MALIBU, California – The most amazing thing about the $2.1 million Rimac Nevera is how easy it is to just get in and drive.
The Nevera is an electric hypercar from Croatia. It sits low — very low — to the ground, and at first glance it looks like the simple act of getting into it could be complicated. But the doors, which lift up and out sort of like a Lamborghini’s, cut into the roof just enough to ensure that I don’t bump my head as I drop myself into the driver’s seat.
Getting underway does take a little bit of learning. Gears are shifted with a big knob to the left of the steering wheel, the power seat’s adjustments are hidden in a touchscreen, and switches for the turn signals and headlights are mounted directly on the steering wheel. But once you’ve got that down, it’s simple to operate.
The whole car is like that — simple to operate — its 1,914 horsepower notwithstanding.
One of the first things I noticed as we got underway is that it’s easy to see out of the Nevera. That’s not a given with cars like this. For example, in Ferraris and Lamborghinis and other low-slung highway rockets, it’s often a challenge to see what’s behind you. But while the Nevera is definitely low slung, there’s just enough of a rear window to make it easy to drive in highway traffic. Good side mirrors certainly help with that.
There’s also just enough mechanical noise to remind you that you’re in a hypercar. There may not be an engine, but there are four electric motors and they make mellifluous mechanical sounds as the car moves down the road. Not so loud that I couldn’t converse with my passenger, Rimac’s Ryan Lanteigne, in a reasonable talking voice. It is just loud enough to remind us that we’re driving in something special.
And the Nevera is very special indeed — as it should be for its just over $2 million asking price. You’ll see why in the video.
Rimac — pronounced REE-mahtz, roughly — is Croatia’s first and only automaker. Its 35-year-old founder, Mate (MAH-ta) Rimac, started tinkering with electric vehicles after he blew the engine in an old BMW he raced as a teenager. After rebuilding it with an electric drivetrain — and winning some races, besides — he founded Rimac Automobili in 2009, hoping to one day build an electric supercar in his home country.
Although Rimac the company’s first years were a struggle, Mate’s timing turned out to be excellent in retrospect, with automakers around the world moving to electrify their fleets.
Rimac’s early prototypes were impressive enough to attract significant investments from Hyundai and Porsche, and it raised another 500 million euros (or about $534 million) last year. Those served as the foundation of what is now a thriving business consulting to traditional automakers eager to build high-performance EVs. Aston Martin and Swedish supercar maker Koenigsegg are among Rimac’s clients, along with a number of others that the company says it can’t yet disclose.

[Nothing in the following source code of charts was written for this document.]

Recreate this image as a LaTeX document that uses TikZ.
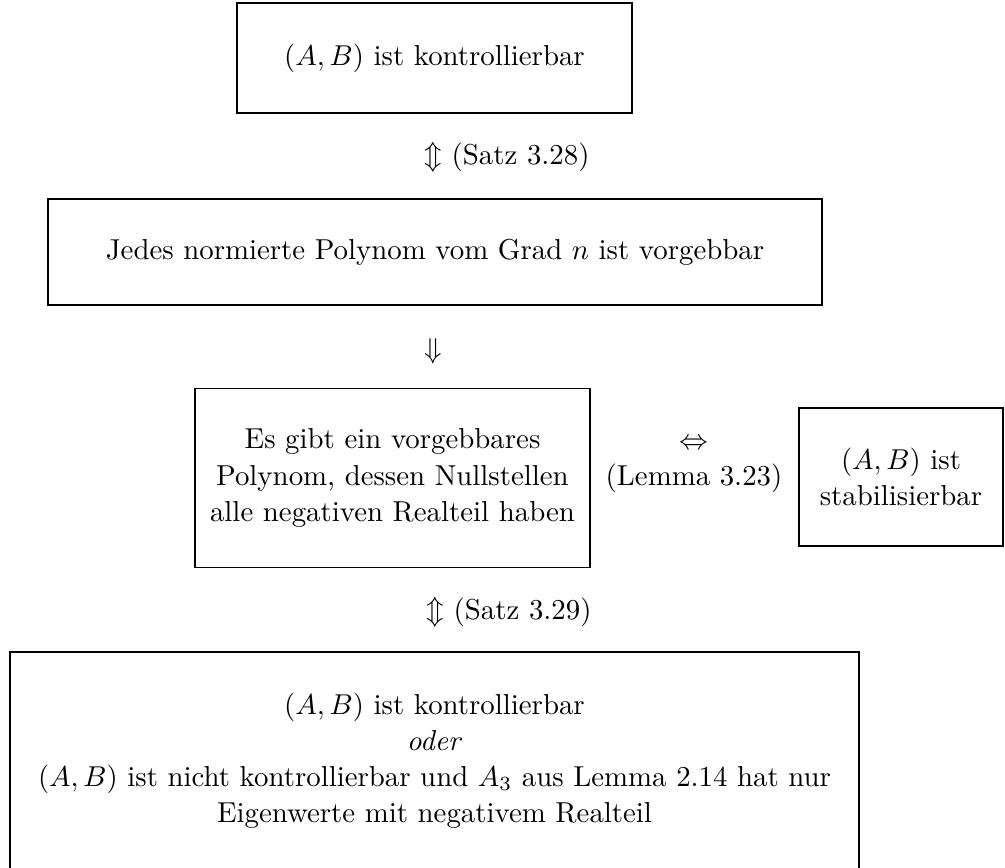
\documentclass[tikz,border=0pt]{standalone}
\begin{document}
\begin{tikzpicture}[x=0.3485pt,y=-0.3485pt,
  box/.style={draw=black,line width=0.4pt,inner sep=0pt,align=center,font=\fontsize{10.05pt}{12.6pt}\selectfont},
  lbl/.style={inner sep=0pt,align=center,font=\fontsize{10.05pt}{12.6pt}\selectfont}]
\useasboundingbox (0,0) rectangle (1005,867);
\node[box,minimum width=137.7pt,minimum height=38.3pt] (b1) at (434.5,58) {$(A,B)$ ist kontrollierbar};
\node[lbl,anchor=west] (l1) at (424,157) {$\Updownarrow$ (Satz 3.28)};
\node[box,minimum width=269.7pt,minimum height=36.9pt] (b2) at (435,252) {Jedes normierte Polynom vom Grad $n$ ist vorgebbar};
\node[lbl] (l2) at (433,351) {$\Downarrow$};
\node[box,minimum width=137.7pt,minimum height=62.4pt] (b3) at (392.5,478) {Es gibt ein vorgebbares\\Polynom, dessen Nullstellen\\alle negativen Realteil haben};
\node[lbl] (l3) at (694,466) {$\Leftrightarrow$\\(Lemma 3.23)};
\node[box,minimum width=71.1pt,minimum height=48.1pt] (b4) at (901,477) {$(A,B)$ ist\\stabilisierbar};
\node[lbl,anchor=west] (l4) at (426,612) {$\Updownarrow$ (Satz 3.29)};
\node[box,minimum width=295.9pt,minimum height=75.6pt] (b5) at (434.5,760.5) {$(A,B)$ ist kontrollierbar\\\textit{oder}\\$(A,B)$ ist nicht kontrollierbar und $A_3$ aus Lemma 2.14 hat nur\\Eigenwerte mit negativem Realteil};
\end{tikzpicture}
\end{document}
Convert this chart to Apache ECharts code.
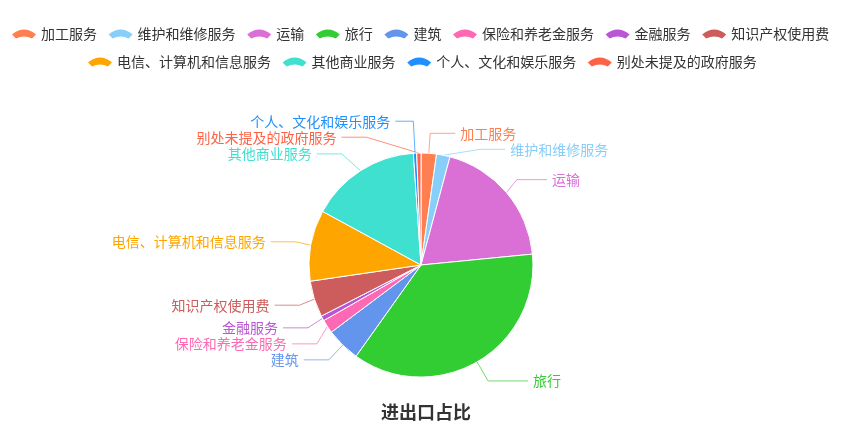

The Nevera is named for the fierce summer storms that roll into Croatia from the Adriatic Sea. (Rimac employees like to say that neveras — the storms — are “extremely powerful and charged by lightning,” just like their car.)
The Nevera (the car) serves both as a rolling display of Rimac’s EV expertise and as the supercar that Mate Rimac has long dreamed of building. It’s a four-motor design — one for each wheel — with a 120 kilowatt-hour battery pack, enough for about 300 miles of range under normal driving conditions.
But there’s nothing normal about the Nevera’s power output. Those four motors give it a total of 1,914 horsepower, and 2,360 newton-meters of torque — enough for a top speed of 258 miles per hour. Zero to 60 miles per hour takes just 1.74 seconds, according to Rimac.
I didn’t verify that time with any great accuracy, but I can attest that such a power thrust is plausible. As friendly as it is to drive in traffic, the Nevera is almost unbelievably quick when fully uncorked. But it never feels uncontrollable, and that’s a significant engineering achievement.
Even more impressive, albeit more subtle, is the way those four motors work together. The car’s systems adjust each motor’s power output 100 times a second to ensure optimum handling moment to moment. Or, put another way, the Nevera blasts through and out of tight corners without hesitation. That’s a trick that other supercars can only emulate with braking.
It’s an even more impressive trick given the car’s weight, around 5,100 pounds. But as hard as it might be to believe, that weight is so well packaged, with the batteries mounted low and close to the Nevera’s center, that it’s hardly noticeable. (Of course, the tremendous power on tap helps.)
It’s a good-looking car, too, low and radical but not over the top. Civilized. It’s well-made, with flawless carbon fiber on the outside and comfortable leather throughout the interior. Croatia doesn’t have a tradition of car making, but the Nevera does reflect some national pride: In addition to the car’s name, the intakes on its sides are styled to resemble a cravat, the ancestor of the modern necktie — a Croatian invention dating to the 16th century.
The Nevera starts at 2 million euros, or just over $2.1 million. If that’s in your price range, speak up soon. Rimac says it plans to build just 150 of them.